The date is August 6, 2003. Manchester United are waiting to depart from Estádio da Luz, the home ground of Sporting Lisbon in Portugal. The Leões have just seen off United in a 3-1 victory, thanks, in part, to a sensational performance from a young Portuguese winger, by the name of Cristiano Ronaldo. However, missing from the team bus are manager Sir Alex Ferguson, and the club’s chief executive David Gill.
Hidden in the bowels of stadium, Ferguson had gone to meet Ronaldo after the game, and told him “I want you now.”
With any luck, Ole Gunnar Solskjaer – who started that evening in Lisbon – should have conducted a very similar meeting with the representatives of Aston Villa midfielder Jack Grealish, after the Red Devils secured a 2-1 victory over the Villains in a highly-entertaining game at Old Trafford.
Though in this instance United won the game, the performance of Grealish was mesmerising, as he ran the defence ragged for the majority of the evening, roaming the final third. It was all reminiscent of another Portuguese man United currently have on their books.
Grealish in, Pogba out
Decisive point? Definitely. But Paul Pogba, the man who, four years ago, was deemed to be the saviour of United’s fortunes, has been underperforming on a consistent basis throughout his United career. It’s probably the only thing that’s consistent about Pogba. He produces a moment of sheer brilliance – a forty-yard cross field pass to Marcus Rashford, such as against Aston Villa – but he’ll very quickly lose his head and dumbfoundingly make a schoolboy error – such as refusing to run into the corner flag in the dying moments of the Villa game, allowing for a last-chance saloon effort for the visitors.
It’s getting tiring.
While Pogba strolls – jogs, at a push – around the middle of the pitch, Grealish's work ethic is rivalled by only one without the ball, finding room in the half-spaces to receive passes and play in teammates. While there were moments when Grealish lost the ball against United, he worked hard to retrieve it and would redeem himself soon afterwards, almost negating the initial error. That’s where Pogba’s errors become unforgivable.

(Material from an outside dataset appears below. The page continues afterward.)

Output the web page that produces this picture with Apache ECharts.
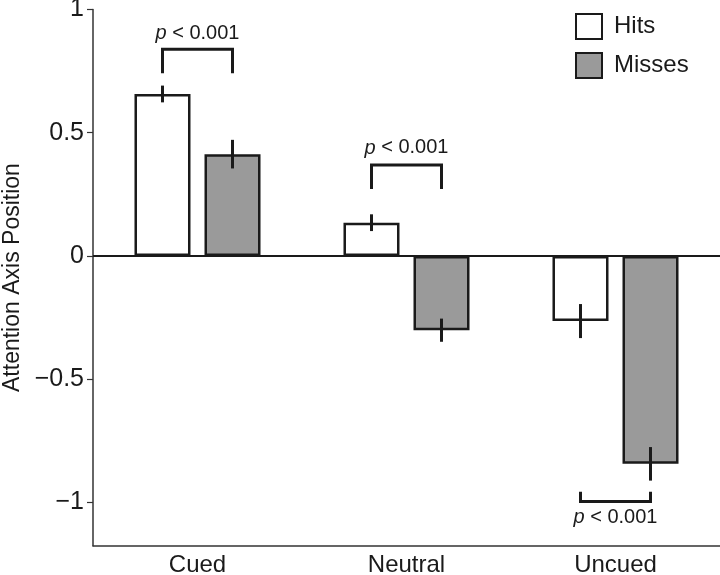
<!DOCTYPE html>
<html>
<head>
<meta charset="utf-8">
<script src="https://cdn.jsdelivr.net/npm/echarts@6/dist/echarts.min.js"></script>
<style>html,body{margin:0;padding:0;background:#fff}#c{width:720px;height:575px}</style>
</head>
<body>
<div id="c"></div>
<script>
// ---- data ----
var categories = ['Cued', 'Neutral', 'Uncued'];
var seriesNames = ['Hits', 'Misses'];
var hits = [0.657, 0.135, -0.264];
var misses = [0.413, -0.301, -0.843];
var hitsErr = [0.034, 0.034, 0.069];
var missesErr = [0.058, 0.047, 0.068];
var yTicks = [-1, -0.5, 0, 0.5, 1];
// significance brackets (value units)
var bracketLevel = [0.838, 0.369, -0.996];
var bracketLegEnd = [0.741, 0.272, -0.956];
var bracketTextLevel = [0.904, 0.438, -1.062];
var bracketText = ['p < 0.001', 'p < 0.001', 'p < 0.001'];

var FONT = '"Liberation Sans", Arial, sans-serif';
var INK = '#1a1a1a';

var chart = echarts.init(document.getElementById('c'));

function errData(vals, errs) {
  return vals.map(function (v, i) { return [i, v, errs[i]]; });
}
function makeErr(sign) {
  return function (params, api) {
    var c = api.value(0), v = api.value(1), e = api.value(2);
    var band = api.size([1, 0])[0];
    var off = sign * band * 35 / 209;
    var p1 = api.coord([c, v + e]);
    var p2 = api.coord([c, v - e]);
    return {
      type: 'line',
      shape: { x1: p1[0] + off, y1: p1[1], x2: p2[0] + off, y2: p2[1] },
      style: { stroke: INK, lineWidth: 3 }
    };
  };
}
var bracketData = categories.map(function (c, i) {
  return [i, bracketLevel[i], bracketLegEnd[i], bracketTextLevel[i]];
});

var option = {
  backgroundColor: '#fff',
  animation: false,
  grid: { left: 93, right: 0, top: 9.4, bottom: 29.3, containLabel: false, outerBoundsMode: 'none' },
  legend: {
    data: seriesNames,
    orient: 'vertical',
    left: 570, top: 8,
    icon: 'rect',
    itemWidth: 26, itemHeight: 25, itemGap: 12,
    itemStyle: { borderColor: INK, borderWidth: 2 },
    textStyle: { fontFamily: FONT, fontSize: 24, color: INK, padding: [0, 0, 0, 7] }
  },
  xAxis: {
    type: 'category',
    data: categories,
    axisLine: { onZero: false, lineStyle: { color: '#333', width: 1.5 } },
    axisTick: { show: false },
    axisLabel: { fontFamily: FONT, fontSize: 24, color: INK, margin: 8 }
  },
  yAxis: {
    type: 'value',
    min: -1.175, max: 1,
    name: 'Attention Axis Position',
    nameLocation: 'middle',
    nameGap: 69,
    nameTextStyle: { fontFamily: FONT, fontSize: 23, color: INK },
    splitLine: { show: false },
    axisLine: { show: true, lineStyle: { color: '#333', width: 1.5 } },
    axisTick: { show: true, length: 6, customValues: yTicks, lineStyle: { color: '#333', width: 1.2 } },
    axisLabel: {
      customValues: yTicks,
      fontFamily: FONT, fontSize: 25, color: INK, margin: 9,
      formatter: function (v) { return String(v).replace('-', '\u2212'); }
    }
  },
  series: [
    {
      name: 'Hits', type: 'bar', data: hits,
      barWidth: '26.8%', barGap: '25%',
      itemStyle: { color: '#ffffff', borderColor: INK, borderWidth: 2.5 },
      markLine: {
        silent: true, symbol: 'none', label: { show: false },
        lineStyle: { color: INK, width: 2, type: 'solid' },
        data: [{ yAxis: 0 }]
      }
    },
    {
      name: 'Misses', type: 'bar', data: misses,
      barWidth: '26.8%', barGap: '25%',
      itemStyle: { color: '#9a9a9a', borderColor: INK, borderWidth: 2.5 }
    },
    { type: 'custom', data: errData(hits, hitsErr), renderItem: makeErr(-1), z: 5 },
    { type: 'custom', data: errData(misses, missesErr), renderItem: makeErr(1), z: 5 },
    {
      type: 'custom', data: bracketData, z: 6,
      renderItem: function (params, api) {
        var c = api.value(0), lvl = api.value(1), leg = api.value(2), tl = api.value(3);
        var band = api.size([1, 0])[0];
        var off = band * 35 / 209;
        var a = api.coord([c, lvl]);
        var b = api.coord([c, leg]);
        var t = api.coord([c, tl]);
        var txt = bracketText[params.dataIndex].replace(/^p/, '{i|p}');
        return {
          type: 'group',
          children: [
            { type: 'polyline',
              shape: { points: [[a[0] - off, b[1]], [a[0] - off, a[1]], [a[0] + off, a[1]], [a[0] + off, b[1]]] },
              style: { stroke: INK, lineWidth: 3, fill: null } },
            { type: 'text',
              x: a[0], y: t[1],
              style: {
                text: txt, align: 'center', verticalAlign: 'middle',
                fontFamily: FONT, fontSize: 20, fill: INK,
                rich: { i: { fontStyle: 'italic', fontFamily: FONT, fontSize: 20, fill: INK } }
              } }
          ]
        };
      }
    }
  ]
};
chart.setOption(option);
</script>
</body>
</html>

Because for every forty-yard pass, for every screamer, for every assist, there’s an error that costs his side. When the likes of Bruno Fernandes, Fred, or even Daniel James – for all his raw ability – make an error, you have full knowledge that they’re going to cover the ground to help out their teammates in defence.
Unfortunately, you rarely see that in Paul Pogba. But you do see that in Jack Grealish. And that’s exactly where he fits the new United mould that Ole Gunnar Solskjaer is building at Old Trafford. Pogba is the only anomaly left that doesn’t fit in to Solskjaer’s plan – yet it appears the off-chance that he produces a sensational performance keeps him in the squad – and fair enough. Who’s the alternative?
And yes, you would be right to think he’s improved recently. He’s definitely improved since Mino Raiola, his agent, spoke out on his future prior to United’s crucial Champions League group decider with RB Leipzig. It’s just these improvements seem to be in a recurring cycle with Pogba – it’s Groundhog Day and Pogba is Bill Murray.
Why Grealish suits the United mould
Now we’ve established Pogba’s unsuitability for this new, vibrant, and more hard-working side of Manchester United, let’s discuss why Jack Grealish would be a perfect replacement. His versatility ensures he can slot into the squad even when others are in form: he can play on the left, through the middle, on the right wing if you desperately need him to – he played a free-roaming midfield role against United on Friday evening, and showed why he was worth every single penny that Aston Villa were asking for his services.
Jack Grealish’s game by numbers vs. Man Utd:— Statman Dave (@StatmanDave) January 1, 2021
92% pass accuracy
24 final third passes
8 fouls suffered
7 ball recoveries
4 chances created
2 tackles won
Much harder to enjoy when he’s playing against your team. 😅 pic.twitter.com/Eczs0s3Czt
His set-piece delivery adds something to United’s arsenal – Fernandes is good at corners, but he would perhaps be more suitable in the middle in case of a chance of a rebound, such as against Istanbul Basaksehir in the Champions League. Alex Telles is also a strong corner-taker, but Grealish adds another string to United’s bow.
And most importantly, he could end United’s over-reliance on Bruno Fernandes. Like it or not, United look half the team when Fernandes is out of the side or taken off – and the stats back that up.
Fernandes has the most goals and assists in the Premier League since joining, with thirty-three. He has the second-most shots, behind Mohamed Salah (a more out-and-out forward), and yes – he has scored the most penalties, if you’re one of those people.
He’s also created the third-most chances in the league since joining. The two ahead of him? Kevin de Bruyne and Grealish.
Bringing Grealish in would end United’s reliance on Fernandes, allow for respite and a like-for-like replacement, rather than bringing on the up-and-down Dan James in replacement of the Portugal international on Friday.
Grealish is the perfect man to add to this talented United squad, regardless of the cost. If they are serious about contending for the Premier League this season, it's a deal that needs to be done.